On a dark background highlights are like eye mangets attracting the eye there. Shaded areas blend into the backgorund and don't get noticed as much. So if the goal is to attract maximum attention the eyes and mouth and hold it there on a dark background you'd logically want to highlight the front plane of the face and put the ears you don't want noticed into the shadows; like the star of a show in the spotlight on a dark stage. So on a dark background putting brighter highlights on the side of the face and ears is counter productive, again assuming the goal is max. "hang time" on the front of the face. If used to nuance the shape of the cheekbones keeping the intensity of the kickers lower than the key light will keep the side of the face darker than the front and create the desired modeling with the eye catching and distracting glare.
As mentioned the background changes some aspects of the lighting strategy because if the goal is to contrast the front of the face.

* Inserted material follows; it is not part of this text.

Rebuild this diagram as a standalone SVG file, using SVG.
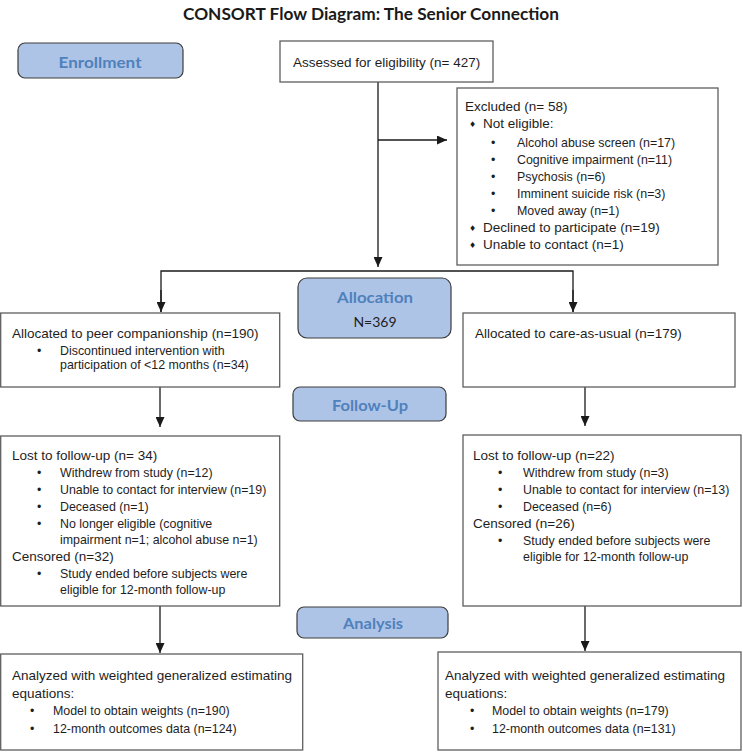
<svg xmlns="http://www.w3.org/2000/svg" width="743" height="753" viewBox="0 0 743 753">
<defs>
<marker id="ah" markerUnits="userSpaceOnUse" markerWidth="10" markerHeight="9" refX="10" refY="4.5" orient="auto">
<path d="M0,0 L10,4.5 L0,9 Z" fill="#1a1a1a"/>
</marker>
</defs>
<style>
.box{fill:#fff;stroke:#5f5f5f;stroke-width:1.3}
.lab{fill:#aec4e6;stroke:#3c3c3c;stroke-width:1.2}
text{font-family:"Liberation Sans",Arial,sans-serif;fill:#1e1e1e}
.h{font-size:13.5px}
.s{font-size:12.4px}
.d{font-family:"DejaVu Sans",sans-serif;font-size:8px}
.lt{font-family:Lato,"Open Sans",sans-serif;font-weight:bold;font-size:16px;fill:#4f81bd;text-anchor:middle}
.n{font-family:Lato,"Open Sans",sans-serif;font-size:14px;text-anchor:middle}
.ttl{font-family:Lato,"Open Sans",sans-serif;font-weight:bold;font-size:17px;text-anchor:middle;fill:#1a1a1a}
.ln{stroke:#1a1a1a;stroke-width:1.3;fill:none}
</style>
<rect width="743" height="753" fill="#fff"/>
<text class="ttl" x="371" y="20" textLength="376" lengthAdjust="spacingAndGlyphs">CONSORT Flow Diagram: The Senior Connection</text>

<g id="connectors">
<line class="ln" x1="378" y1="82" x2="378" y2="267" marker-end="url(#ah)"/>
<line class="ln" x1="378" y1="140" x2="447" y2="140" marker-end="url(#ah)"/>
<polyline class="ln" points="161,312 161,271 573,271 573,312"/>
<line class="ln" x1="161" y1="290" x2="161" y2="312" marker-end="url(#ah)"/>
<line class="ln" x1="573" y1="290" x2="573" y2="312" marker-end="url(#ah)"/>
<line class="ln" x1="160" y1="387" x2="160" y2="427" marker-end="url(#ah)"/>
<line class="ln" x1="585" y1="387" x2="585" y2="426" marker-end="url(#ah)"/>
<line class="ln" x1="160" y1="606" x2="160" y2="653" marker-end="url(#ah)"/>
<line class="ln" x1="585" y1="606" x2="585" y2="651" marker-end="url(#ah)"/>
</g>

<g id="enrollment">
<rect class="lab" x="18" y="43" width="165" height="35" rx="7"/>
<text class="lt" x="100" y="68" textLength="83" lengthAdjust="spacingAndGlyphs">Enrollment</text>
</g>

<g id="assessed">
<rect class="box" x="280" y="41" width="213" height="41"/>
<text class="h" x="293" y="67">Assessed for eligibility (n= 427)</text>
</g>

<g id="excluded">
<rect class="box" x="457" y="88" width="261" height="177"/>
<text class="h" x="465" y="111">Excluded  (n= 58)</text>
<text class="d" x="469" y="127">♦</text>
<text class="h" x="483" y="128">Not eligible:</text>
<text class="s" x="491" y="147">•</text>
<text class="s" x="517" y="147">Alcohol abuse screen (n=17)</text>
<text class="s" x="491" y="164">•</text>
<text class="s" x="517" y="164">Cognitive impairment (n=11)</text>
<text class="s" x="491" y="181">•</text>
<text class="s" x="517" y="181">Psychosis (n=6)</text>
<text class="s" x="491" y="198">•</text>
<text class="s" x="517" y="198">Imminent suicide risk (n=3)</text>
<text class="s" x="491" y="215">•</text>
<text class="s" x="517" y="215">Moved away (n=1)</text>
<text class="d" x="469" y="231">♦</text>
<text class="h" x="483" y="232">Declined to participate (n=19)</text>
<text class="d" x="469" y="248">♦</text>
<text class="h" x="483" y="249">Unable to contact (n=1)</text>
</g>

<g id="allocation">
<rect class="lab" x="298" y="278" width="153" height="60" rx="9"/>
<text class="lt" x="375" y="303" textLength="76" lengthAdjust="spacingAndGlyphs">Allocation</text>
<text class="n" x="375" y="327">N=369</text>
</g>

<g id="peer">
<rect class="box" x="0.7" y="313" width="279" height="74"/>
<text class="h" x="12" y="338">Allocated to peer companionship (n=190)</text>
<text class="s" x="37" y="355">•</text>
<text class="s" x="60" y="355">Discontinued intervention with</text>
<text class="s" x="60" y="369">participation of &lt;12 months (n=34)</text>
</g>

<g id="care">
<rect class="box" x="463" y="313" width="272" height="74"/>
<text class="h" x="475" y="338">Allocated to care-as-usual (n=179)</text>
</g>

<g id="followup">
<rect class="lab" x="293" y="387" width="153" height="34" rx="7"/>
<text class="lt" x="370" y="410.5" textLength="76" lengthAdjust="spacingAndGlyphs">Follow-Up</text>
</g>

<g id="lost-left">
<rect class="box" x="0.7" y="436" width="279" height="170"/>
<text class="h" x="12" y="460">Lost to follow-up (n= 34)</text>
<text class="s" x="37" y="477">•</text>
<text class="s" x="60" y="477">Withdrew from study (n=12)</text>
<text class="s" x="37" y="494">•</text>
<text class="s" x="60" y="494">Unable to contact for interview (n=19)</text>
<text class="s" x="37" y="511">•</text>
<text class="s" x="60" y="511">Deceased (n=1)</text>
<text class="s" x="37" y="528">•</text>
<text class="s" x="60" y="528">No longer eligible (cognitive</text>
<text class="s" x="60" y="544">impairment n=1; alcohol abuse n=1)</text>
<text class="h" x="12" y="561">Censored (n=32)</text>
<text class="s" x="37" y="578">•</text>
<text class="s" x="60" y="578">Study ended before subjects were</text>
<text class="s" x="60" y="594">eligible for 12-month follow-up</text>
</g>

<g id="lost-right">
<rect class="box" x="463" y="435" width="278" height="171"/>
<text class="h" x="473" y="460">Lost to follow-up (n=22)</text>
<text class="s" x="498" y="477">•</text>
<text class="s" x="523" y="477">Withdrew from study (n=3)</text>
<text class="s" x="498" y="494">•</text>
<text class="s" x="523" y="494">Unable to contact for interview (n=13)</text>
<text class="s" x="498" y="511">•</text>
<text class="s" x="523" y="511">Deceased (n=6)</text>
<text class="h" x="473" y="528">Censored (n=26)</text>
<text class="s" x="498" y="545">•</text>
<text class="s" x="523" y="545">Study ended before subjects were</text>
<text class="s" x="523" y="561">eligible for 12-month follow-up</text>
</g>

<g id="analysis">
<rect class="lab" x="297" y="607" width="151" height="31" rx="7"/>
<text class="lt" x="373" y="629" textLength="60" lengthAdjust="spacingAndGlyphs">Analysis</text>
</g>

<g id="analyzed-left">
<rect class="box" x="0.7" y="654" width="302" height="96"/>
<text class="h" x="12" y="680">Analyzed with weighted generalized estimating</text>
<text class="h" x="12" y="698">equations:</text>
<text class="s" x="30" y="715">•</text>
<text class="s" x="53" y="715">Model to obtain weights (n=190)</text>
<text class="s" x="30" y="733">•</text>
<text class="s" x="53" y="733">12-month outcomes data (n=124)</text>
</g>

<g id="analyzed-right">
<rect class="box" x="438" y="652" width="303" height="98"/>
<text class="h" x="445" y="680">Analyzed with weighted generalized estimating</text>
<text class="h" x="445" y="698">equations:</text>
<text class="s" x="470" y="715">•</text>
<text class="s" x="492" y="715">Model to obtain weights (n=179)</text>
<text class="s" x="470" y="733">•</text>
<text class="s" x="492" y="733">12-month outcomes data (n=131)</text>
</g>
</svg>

If the background was white the bright glaring kickers would made the brighter sides of the face blend in and disappear into the background. Perceptually that has a similar effect as highlighting the face on a dark one, the front side of the face the camera sees seems to be slimmer because the brain focuses more on what contrasts with the background the most. So on a white background a full face (nose directly at camera) pose with centered key light, chin level centered fill and two "hot" kickers on either side creates a front plane of the face which is warm in color (good color contrast) with the kickers making it appear slimmer because the sides blend into the background at the brain tends to "tune them out" on when concentrating on the eyes and well lit mouth and smile.

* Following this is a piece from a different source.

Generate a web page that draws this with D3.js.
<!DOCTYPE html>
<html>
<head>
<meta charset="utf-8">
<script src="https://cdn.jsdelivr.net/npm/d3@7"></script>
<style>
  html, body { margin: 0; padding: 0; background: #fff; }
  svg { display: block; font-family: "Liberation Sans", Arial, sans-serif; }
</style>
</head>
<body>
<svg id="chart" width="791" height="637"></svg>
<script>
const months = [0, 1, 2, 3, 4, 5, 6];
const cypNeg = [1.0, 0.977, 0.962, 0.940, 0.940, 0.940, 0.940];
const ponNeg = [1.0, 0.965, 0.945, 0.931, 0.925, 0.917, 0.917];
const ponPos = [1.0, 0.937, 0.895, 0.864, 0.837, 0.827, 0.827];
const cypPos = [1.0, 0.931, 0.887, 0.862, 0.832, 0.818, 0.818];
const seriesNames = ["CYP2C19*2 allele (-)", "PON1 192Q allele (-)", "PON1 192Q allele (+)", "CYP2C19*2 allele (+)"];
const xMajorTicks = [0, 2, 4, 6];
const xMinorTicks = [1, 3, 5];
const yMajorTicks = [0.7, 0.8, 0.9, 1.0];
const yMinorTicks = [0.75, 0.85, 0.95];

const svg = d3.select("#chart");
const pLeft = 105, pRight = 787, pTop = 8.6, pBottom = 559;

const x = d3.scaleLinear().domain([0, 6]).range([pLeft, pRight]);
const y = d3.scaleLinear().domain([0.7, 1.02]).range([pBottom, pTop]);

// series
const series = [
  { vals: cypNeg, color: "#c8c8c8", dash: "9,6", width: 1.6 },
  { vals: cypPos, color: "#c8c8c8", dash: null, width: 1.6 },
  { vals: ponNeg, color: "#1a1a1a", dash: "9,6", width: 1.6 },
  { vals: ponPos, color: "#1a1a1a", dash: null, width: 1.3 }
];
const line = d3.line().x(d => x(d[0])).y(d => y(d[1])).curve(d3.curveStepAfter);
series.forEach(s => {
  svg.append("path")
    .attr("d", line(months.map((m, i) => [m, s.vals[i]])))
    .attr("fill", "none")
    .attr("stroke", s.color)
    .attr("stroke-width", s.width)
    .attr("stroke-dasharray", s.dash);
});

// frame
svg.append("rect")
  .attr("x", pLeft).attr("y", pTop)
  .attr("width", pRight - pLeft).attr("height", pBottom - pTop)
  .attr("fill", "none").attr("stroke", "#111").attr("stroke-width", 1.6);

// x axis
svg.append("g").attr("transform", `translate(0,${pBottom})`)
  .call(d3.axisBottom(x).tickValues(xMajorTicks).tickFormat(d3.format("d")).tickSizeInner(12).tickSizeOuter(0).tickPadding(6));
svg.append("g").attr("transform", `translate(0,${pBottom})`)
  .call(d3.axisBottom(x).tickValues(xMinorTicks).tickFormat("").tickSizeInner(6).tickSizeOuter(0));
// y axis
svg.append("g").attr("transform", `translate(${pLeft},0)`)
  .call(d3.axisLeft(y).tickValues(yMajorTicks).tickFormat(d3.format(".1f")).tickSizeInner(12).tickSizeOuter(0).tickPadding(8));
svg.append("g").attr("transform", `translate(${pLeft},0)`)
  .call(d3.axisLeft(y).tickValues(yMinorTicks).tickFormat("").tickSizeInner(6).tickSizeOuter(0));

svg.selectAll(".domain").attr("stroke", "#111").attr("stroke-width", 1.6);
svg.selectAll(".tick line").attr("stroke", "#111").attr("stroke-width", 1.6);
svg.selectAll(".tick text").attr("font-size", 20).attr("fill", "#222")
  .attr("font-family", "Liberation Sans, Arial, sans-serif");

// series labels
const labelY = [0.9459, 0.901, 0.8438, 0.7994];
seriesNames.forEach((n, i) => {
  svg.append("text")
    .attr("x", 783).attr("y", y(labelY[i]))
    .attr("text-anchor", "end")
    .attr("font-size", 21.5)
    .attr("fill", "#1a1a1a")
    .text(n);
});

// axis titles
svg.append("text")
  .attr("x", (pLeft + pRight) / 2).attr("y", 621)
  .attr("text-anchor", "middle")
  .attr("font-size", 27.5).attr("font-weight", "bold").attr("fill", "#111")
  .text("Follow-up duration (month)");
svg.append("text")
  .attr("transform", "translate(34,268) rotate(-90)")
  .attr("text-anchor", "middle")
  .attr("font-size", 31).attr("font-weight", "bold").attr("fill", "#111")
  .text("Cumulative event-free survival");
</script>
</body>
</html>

To create a similar "more attention on the front of the face" dynamic on a dark background you need to understand what centered fill does on a cause-effect level. It's not "flat" fill because a head is a 3D object. What is closer to the fill (the nose) will be illuminated more, what is further away (the ears) less. That creates the ideal gradient on a face for a portrait on a darker background if the goal is attention on eyes and mouth. The nose shadow (if seen by camera) winds up being the most filled, lightest and least distracting. The fill falls off over the cheekbones creating the "wrap" gradient as it fades in intensity with distance and the ears wind up significantly darker (if not hit with key light or kicker) and will fade into the background and not be noticed much if at all. Net effect perceptually? Attention of the viewer stays on the front of the face.

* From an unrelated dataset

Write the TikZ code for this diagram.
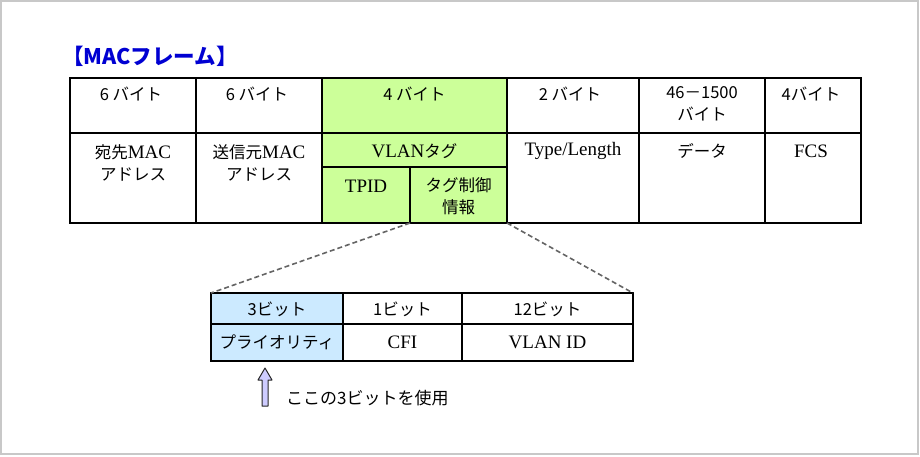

The take-away advice? Before creating a highlight on a face with light source (key or kicker) consider how it will attract the eye of the viewer on the background being used. With the highlighted area CONTRAST or blend into the background. After creating the highlights and analyzing where they attract attention look critically at the shadows. Where are they darkest and lightest on the face? Unfilled areas such as under the lip and teeth here indicate a lack of fill which most be addressed by positioning fill where it can reach those areas. Chin level or slightly above fill source, centered, will fill most areas the camera sees. If using fill below chin level (i.e., clamshell) take care the fill does not create shadows on the top of the cheekbones (opposite of natural fill).
Once you are aware of the cause and effect you will be more consciously aware of what each light hits and how it attracts and spot problems like the highlighted tip of the nose, dark teeth, etc. You can create a pattern similar to this, but without the imperfections by toning down the kickers (or just adding reflectiors on the side to nuance the shaded sides) and getting fill on the front of the face as the foundation for the lighting pattern. Try it and compare results.
Before setting lights consider facial angle to camera and symmetry of the features. Here the ears are unequal. It's not a balanced full face — nose at camera equal size ears — nor is it a "clean" oblique view where the far ear is hidden. Posing the face to the camera for symmetry of appearance with precise angles is usually more flattering than bits of ear sticking out and the two ears winding up looking different. Show both equally or hide one completely.